Of course he would have loved me to join his flock, but although I probably exasperated him, he treated my personal brand of atheism with good humour and once when there was no congregation about, I stopped mowing, kicked off my gumboots and read the refrains for him.  He didn't appreciate being interrupted mid-office however, and I remember slipping away once rather than disturbing him, only to find that he had been saying a Requiem Mass for Elwin. I wish I had been bolder that day. 

Father Jack was a scholar and when I asked him to say a final committal in Latin for Elwin's otherwise secular funeral, he asked me whether I wanted German pronunciation or not. He could have come up with any dialect I thought of, I'm sure. I rather envied him his scholarship since I used to fancy myself translating ancient texts in my own ivory tower, which I never imagined could be here in rural North Canterbury.  In recent years he worked on translating the Monastic Office, aquiring texts dating back to 1703 in order to translate the reference into current idiom, so that modern priests might no longer "be tied to the innovations of the 1925 edition."  More prosaically Father Jack compiled an extensive history of the Ashley Church of St Simon and St Jude, which is a valuable addition to local archives.  

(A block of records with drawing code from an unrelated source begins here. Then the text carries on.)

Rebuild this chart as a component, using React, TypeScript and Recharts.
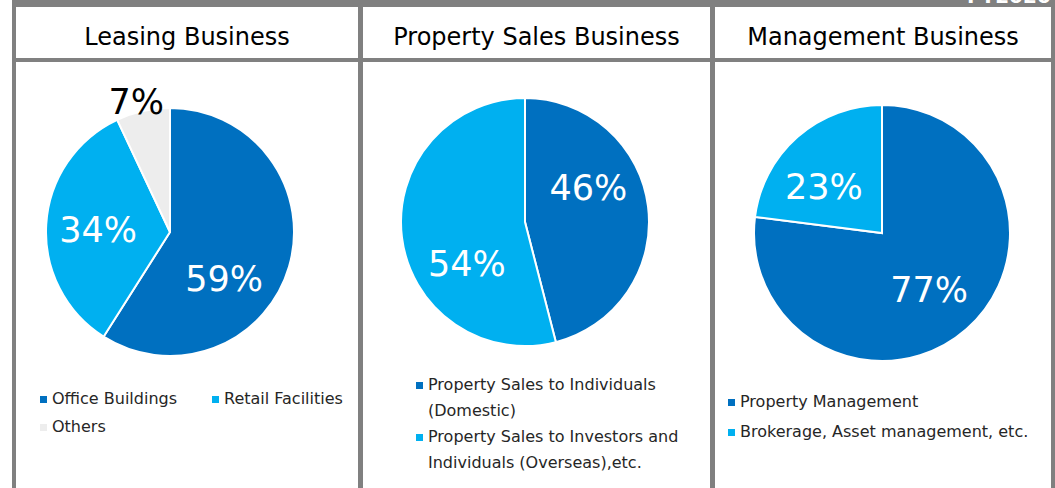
import { PieChart, Pie, Cell, Legend } from "recharts";

const FONT = '"DejaVu Sans", Verdana, sans-serif';
const BORDER = "#808080";
const DARK_BLUE = "#0070C0";
const LIGHT_BLUE = "#00B0F0";
const LIGHT_GRAY = "#EDEDED";

const periodLabel = "FY2020";

const leasingTitle = "Leasing Business";
const leasingNames = ["Office Buildings", "Retail Facilities", "Others"];
const leasingShares = [59, 34, 7];

const salesTitle = "Property Sales Business";
const salesNames = [
	"Property Sales to Individuals (Domestic)",
	"Property Sales to Investors and Individuals (Overseas),etc.",
];
const salesShares = [46, 54];

const mgmtTitle = "Management Business";
const mgmtNames = ["Property Management", "Brokerage, Asset management, etc."];
const mgmtShares = [77, 23];

const sliceColors = [DARK_BLUE, LIGHT_BLUE, LIGHT_GRAY];
const RAD = Math.PI / 180;

// label placed along the slice's mid angle, nudged by a small tilt like Excel's best fit
const makeLabel = (tilts: number[]) => (props: any) => {
	const { cx, cy, midAngle, outerRadius, value, index } = props;
	const small = value < 10;
	const r = small ? outerRadius * 1.08 : outerRadius * 0.58;
	const angle = midAngle - (tilts[index] || 0);
	const x = cx + r * Math.cos(-angle * RAD);
	const y = cy + r * Math.sin(-angle * RAD);
	return (
		<text
			x={x}
			y={y}
			fill={small ? "#000000" : "#FFFFFF"}
			textAnchor="middle"
			dominantBaseline="central"
			fontFamily={FONT}
			fontSize={35}
		>
			{`${value}%`}
		</text>
	);
};

type PanelProps = {
	names: string[];
	shares: number[];
	width: number;
	height: number;
	cx: number;
	cy: number;
	radius: number;
	legendLeft: number;
	legendTop: number;
	columns: string;
	lineHeight: number;
	labelTilt: number[];
};

const BusinessPie = (p: PanelProps) => {
	const rows = p.names.map((name, i) => ({ name, value: p.shares[i] }));

	const renderLegend = () => (
		<div
			style={{
				display: "grid",
				gridTemplateColumns: p.columns,
				fontFamily: FONT,
				fontSize: 16,
				color: "#262626",
			}}
		>
			{rows.map((row, i) => (
				<div key={row.name} style={{ display: "flex", alignItems: "flex-start" }}>
					<span
						style={{
							width: 7,
							height: 7,
							flex: "none",
							background: sliceColors[i],
							marginTop: (p.lineHeight - 7) / 2,
							marginRight: 5,
						}}
					/>
					<span style={{ lineHeight: `${p.lineHeight}px` }}>{row.name}</span>
				</div>
			))}
		</div>
	);

	return (
		<PieChart width={p.width} height={p.height} margin={{ top: 0, right: 0, bottom: 0, left: 0 }}>
			<Pie
				data={rows}
				dataKey="value"
				nameKey="name"
				cx={p.cx}
				cy={p.cy}
				outerRadius={p.radius}
				startAngle={90}
				endAngle={-270}
				stroke="#FFFFFF"
				strokeWidth={2}
				labelLine={false}
				label={makeLabel(p.labelTilt)}
				isAnimationActive={false}
			>
				{rows.map((row, i) => (
					<Cell key={row.name} fill={sliceColors[i]} />
				))}
			</Pie>
			<Legend
				content={renderLegend}
				wrapperStyle={{ left: p.legendLeft, top: p.legendTop, width: "auto", bottom: "auto" }}
			/>
		</PieChart>
	);
};

const Header = ({ left, width, title }: { left: number; width: number; title: string }) => (
	<div
		style={{
			position: "absolute",
			left,
			top: 11,
			width,
			height: 51,
			display: "flex",
			alignItems: "center",
			justifyContent: "center",
			fontFamily: FONT,
			fontSize: 24,
			color: "#000000",
		}}
	>
		{title}
	</div>
);

const bar = (left: number, top: number, width: number, height: number) => (
	<div style={{ position: "absolute", left, top, width, height, background: BORDER }} />
);

const App = () => {
	return (
		<div
			style={{
				position: "absolute",
				left: 0,
				top: 0,
				width: 1055,
				height: 488,
				background: "#FFFFFF",
				overflow: "hidden",
			}}
		>
			{/* top band, the period label is clipped by it as in the source slide */}
			<div
				style={{
					position: "absolute",
					left: 12,
					top: 0,
					width: 1043,
					height: 7,
					background: BORDER,
					overflow: "hidden",
				}}
			>
				<span
					style={{
						position: "absolute",
						left: 955,
						bottom: 1,
						fontFamily: FONT,
						fontWeight: "bold",
						fontSize: 20,
						lineHeight: "20px",
						color: "#FFFFFF",
					}}
				>
					{periodLabel}
				</span>
			</div>
			{bar(12, 0, 4, 488)}
			{bar(358, 7, 5, 481)}
			{bar(710, 7, 5, 481)}
			{bar(1051, 7, 4, 481)}
			{bar(12, 58, 1043, 4)}

			<Header left={16} width={342} title={leasingTitle} />
			<Header left={363} width={347} title={salesTitle} />
			<Header left={715} width={336} title={mgmtTitle} />

			<div style={{ position: "absolute", left: 16, top: 62 }}>
				<BusinessPie
					names={leasingNames}
					shares={leasingShares}
					width={342}
					height={426}
					cx={154}
					cy={170}
					radius={124}
					legendLeft={24}
					legendTop={323}
					columns="172px 160px"
					lineHeight={28}
					labelTilt={[25, -2, -2]}
				/>
			</div>
			<div style={{ position: "absolute", left: 363, top: 62 }}>
				<BusinessPie
					names={salesNames}
					shares={salesShares}
					width={347}
					height={426}
					cx={162}
					cy={160}
					radius={124}
					legendLeft={53}
					legendTop={310}
					columns="272px"
					lineHeight={26}
					labelTilt={[-21, -29]}
				/>
			</div>
			<div style={{ position: "absolute", left: 715, top: 62 }}>
				<BusinessPie
					names={mgmtNames}
					shares={mgmtShares}
					width={336}
					height={426}
					cx={167}
					cy={171}
					radius={128}
					legendLeft={13}
					legendTop={325}
					columns="320px"
					lineHeight={30}
					labelTilt={[2, -10]}
				/>
			</div>
		</div>
	);
};

export default App;
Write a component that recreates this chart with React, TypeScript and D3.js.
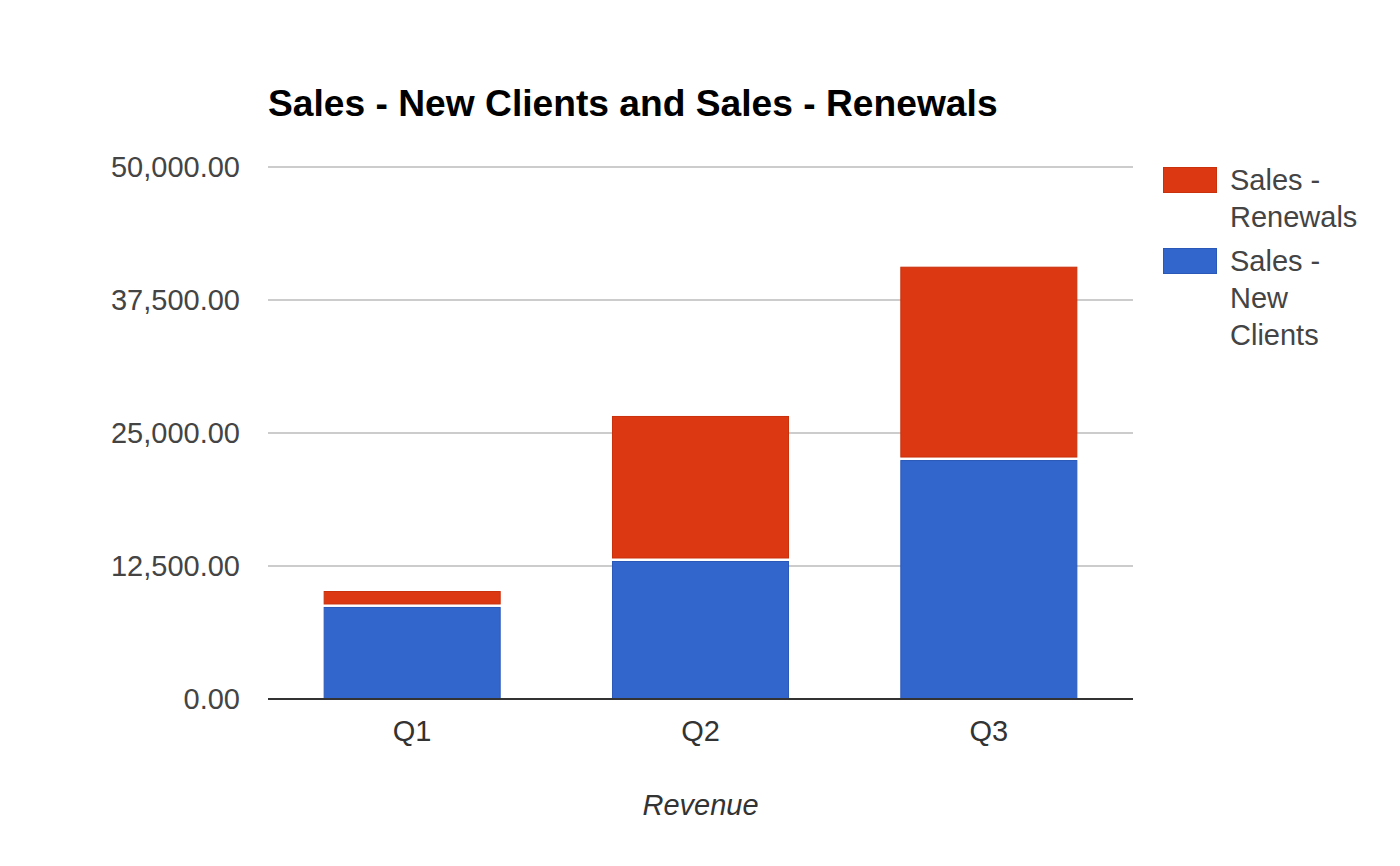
import React from "react";
import * as d3 from "d3";

const quarters = ["Q1", "Q2", "Q3"];
const newClients = [8650, 12970, 22460];
const renewals = [1500, 13630, 18170];
const yTicks = [0, 12500, 25000, 37500, 50000];
const seriesNames = ["Sales - Renewals", "Sales - New Clients"];
const legendLines = [["Sales -", "Renewals"], ["Sales -", "New", "Clients"]];
const titleText = "Sales - New Clients and Sales - Renewals";
const xAxisTitle = "Revenue";

const RED = "#dc3912";
const BLUE = "#3366cc";
const FONT = "'Liberation Sans', Arial, sans-serif";

export default function App() {
  const W = 1400, H = 866;
  const left = 268, right = 1133, top = 167, bottom = 699;
  const x = d3.scaleBand<string>().domain(quarters).range([left, right]).paddingInner(0.386).paddingOuter(0.193);
  const y = d3.scaleLinear().domain([0, 50000]).range([bottom, top]);
  const fmt = d3.format(",.2f");
  const gap = 3;

  return (
    <svg width={W} height={H} style={{ position: "absolute", left: 0, top: 0, background: "#fff" }} fontFamily={FONT}>
      <text x={268} y={116} fontSize={37.2} fontWeight="bold" fill="#000">{titleText}</text>
      {yTicks.map((t) => (
        <g key={t}>
          {t !== 0 && <line x1={left} x2={right} y1={y(t)} y2={y(t)} stroke="#cccccc" strokeWidth={2} />}
          <text x={240} y={y(t)} dy="0.35em" textAnchor="end" fontSize={29} fill="#444">{fmt(t)}</text>
        </g>
      ))}
      {quarters.map((q, i) => {
        const bx = x(q)!;
        const bw = x.bandwidth();
        const yb = y(newClients[i]);
        const yr = y(newClients[i] + renewals[i]);
        return (
          <g key={q}>
            <rect x={bx + 0.5} y={yb + 0.5} width={bw - 1} height={bottom - yb - 0.5} fill={BLUE} stroke="#2a58b8" strokeWidth={1} />
            <rect x={bx + 0.5} y={yr + 0.5} width={bw - 1} height={Math.max(0, yb - gap - yr - 0.5)} fill={RED} stroke="#c9300c" strokeWidth={1} />
            <text x={bx + bw / 2} y={731} dy="0.35em" textAnchor="middle" fontSize={29} fill="#333">{q}</text>
          </g>
        );
      })}
      <line x1={left} x2={right} y1={bottom} y2={bottom} stroke="#333" strokeWidth={2} />
      <text x={(left + right) / 2} y={805} dy="0.35em" textAnchor="middle" fontSize={29} fontStyle="italic" fill="#333">{xAxisTitle}</text>
      {seriesNames.map((name, i) => {
        const ly = i === 0 ? 167 : 248;
        return (
          <g key={name}>
            <rect x={1163.5} y={ly + 0.5} width={53} height={25} fill={i === 0 ? RED : BLUE} stroke={i === 0 ? "#c9300c" : "#2a58b8"} strokeWidth={1} />
            {legendLines[i].map((l, j) => (
              <text key={j} x={1230} y={ly + 13 + j * 37} dy="0.35em" fontSize={29} fill="#444">{l}</text>
            ))}
          </g>
        );
      })}
    </svg>
  );
}
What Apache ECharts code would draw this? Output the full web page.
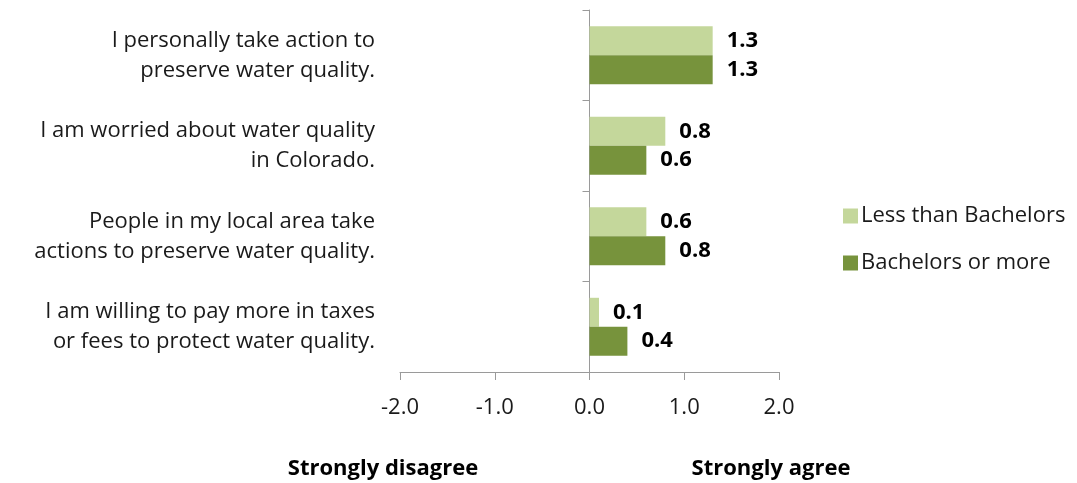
<!DOCTYPE html>
<html><head><meta charset="utf-8">
<script src="https://cdn.jsdelivr.net/npm/echarts@6/dist/echarts.min.js"></script>
<style>html,body{margin:0;padding:0;background:#fff}#c{width:1077px;height:483px}</style>
</head><body><div id="c"></div>
<script>
const categories = [
  "I personally take action to\npreserve water quality.",
  "I am worried about water quality\nin Colorado.",
  "People in my local area take\nactions to preserve water quality.",
  "I am willing to pay more in taxes\nor fees to protect water quality."
];
const seriesNames = ["Less than Bachelors", "Bachelors or more"];
const lessThanBachelors = [1.3, 0.8, 0.6, 0.1];
const bachelorsOrMore = [1.3, 0.6, 0.8, 0.4];
const xTickMin = -2, xTickMax = 2, xTickStep = 1;
const bottomLabels = ["Strongly disagree", "Strongly agree"];

const FONT = "Open Sans";
const chart = echarts.init(document.getElementById('c'), null, {renderer: 'canvas'});
const labelCfg = {show: true, position: 'right', distance: 14, fontFamily: FONT, fontWeight: 'bold', fontSize: 22, color: '#000', formatter: p => p.value.toFixed(1)};
chart.setOption({
  animation: false,
  textStyle: {fontFamily: FONT},
  grid: {left: 400, right: 298, top: 10, bottom: 111, containLabel: false, outerBoundsMode: 'none'},
  legend: {
    orient: 'vertical', left: 838, top: 200, itemWidth: 15, itemHeight: 15, itemGap: 25,
    icon: 'rect',
    textStyle: {fontFamily: FONT, fontSize: 22, color: '#1a1a1a', padding: [0, 0, 0, -2]},
    data: seriesNames
  },
  xAxis: {
    type: 'value', min: xTickMin, max: xTickMax, interval: xTickStep,
    axisLine: {show: true, lineStyle: {color: '#9a9a9a', width: 1}},
    axisTick: {show: true, length: 8, lineStyle: {color: '#9a9a9a'}},
    splitLine: {show: false},
    axisLabel: {fontFamily: FONT, fontSize: 22, color: '#1a1a1a', margin: 25, formatter: v => v.toFixed(1)}
  },
  yAxis: {
    type: 'category', data: categories, inverse: true,
    axisLine: {show: true, onZero: true, lineStyle: {color: '#9a9a9a', width: 1}},
    axisTick: {show: true, length: 7, lineStyle: {color: '#9a9a9a'}},
    axisLabel: {fontFamily: FONT, fontSize: 22, color: '#1a1a1a', margin: 25, lineHeight: 30, align: 'right'}
  },
  series: [
    {name: seriesNames[0], type: 'bar', data: lessThanBachelors, itemStyle: {color: '#C4D79B'}, barGap: '0%', barCategoryGap: '36%', label: labelCfg},
    {name: seriesNames[1], type: 'bar', data: bachelorsOrMore, itemStyle: {color: '#77933C'}, barGap: '0%', barCategoryGap: '36%', label: labelCfg}
  ],
  title: [
    {text: bottomLabels[0], left: 378, top: 453, textAlign: 'center', textStyle: {fontFamily: FONT, fontSize: 22, fontWeight: 'bold', color: '#000'}},
    {text: bottomLabels[1], left: 766, top: 453, textAlign: 'center', textStyle: {fontFamily: FONT, fontSize: 22, fontWeight: 'bold', color: '#000'}}
  ]
});
</script></body></html>
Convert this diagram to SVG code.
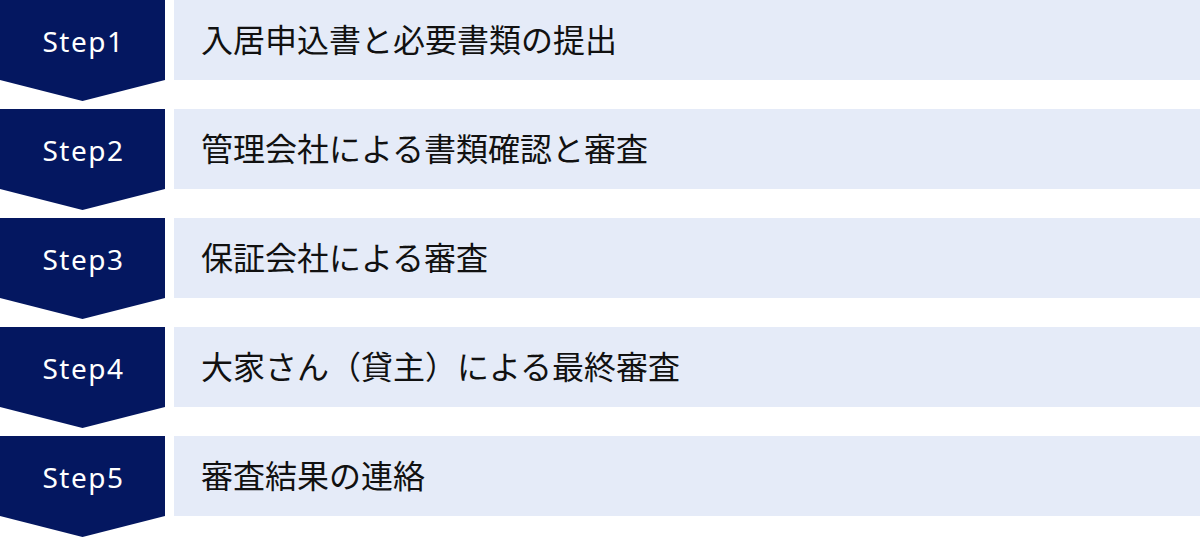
<svg xmlns="http://www.w3.org/2000/svg" width="1200" height="538" viewBox="0 0 1200 538">
<style>
.step{fill:#041760}
.box{fill:#e5ebf8}
.lbl{font-family:"Noto Sans","Liberation Sans",sans-serif;font-size:28px;fill:#ffffff;text-anchor:middle;letter-spacing:1.5px}
.txt{font-family:"Noto Sans CJK JP","Noto Sans",sans-serif;font-size:32px;fill:#111111}
</style>
<defs>
<path id="chev" d="M0 0H165V80L82.5 101L0 80Z"/>
</defs>
<rect width="1200" height="538" fill="#ffffff"/>
<g id="step1">
<use href="#chev" class="step"/>
<rect class="box" x="174" y="0" width="1026" height="80"/>
<text class="lbl" x="83.5" y="52">Step1</text>
<text class="txt" x="201" y="52">入居申込書と必要書類の提出</text>
</g>
<g id="step2" transform="translate(0,109)">
<use href="#chev" class="step"/>
<rect class="box" x="174" y="0" width="1026" height="80"/>
<text class="lbl" x="83.5" y="52">Step2</text>
<text class="txt" x="201" y="52">管理会社による書類確認と審査</text>
</g>
<g id="step3" transform="translate(0,218)">
<use href="#chev" class="step"/>
<rect class="box" x="174" y="0" width="1026" height="80"/>
<text class="lbl" x="83.5" y="52">Step3</text>
<text class="txt" x="201" y="52">保証会社による審査</text>
</g>
<g id="step4" transform="translate(0,327)">
<use href="#chev" class="step"/>
<rect class="box" x="174" y="0" width="1026" height="80"/>
<text class="lbl" x="83.5" y="52">Step4</text>
<text class="txt" x="201" y="52">大家さん（貸主）による最終審査</text>
</g>
<g id="step5" transform="translate(0,436)">
<use href="#chev" class="step"/>
<rect class="box" x="174" y="0" width="1026" height="80"/>
<text class="lbl" x="83.5" y="52">Step5</text>
<text class="txt" x="201" y="52">審査結果の連絡</text>
</g>
<g id="connectors"></g>
</svg>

His departure also means the loss of the Orthodox tenancy, but there is no hurry to remove its presence. As this door closes another will open when the time is right. In the meantime I remember that I had my first lesson in dressing the altar at Father Jack's funeral. I learnt in no uncertain terms that one should "never cover the tabernacle with black," and I think the priest who did, will never forget that!
But Advent is here and maybe Julia and I can dress the altar in violet.



Father Jack's was the most elaborately religious funeral I have ever been to, proscribed and full of ritual. It was also the truest religious funeral I have been to. It was Father Jack.
There was nothing false at all about him and his eulogy which likened him to Tolkien's Niggle from Leaf by Niggle summed up his character perfectly. I will miss him.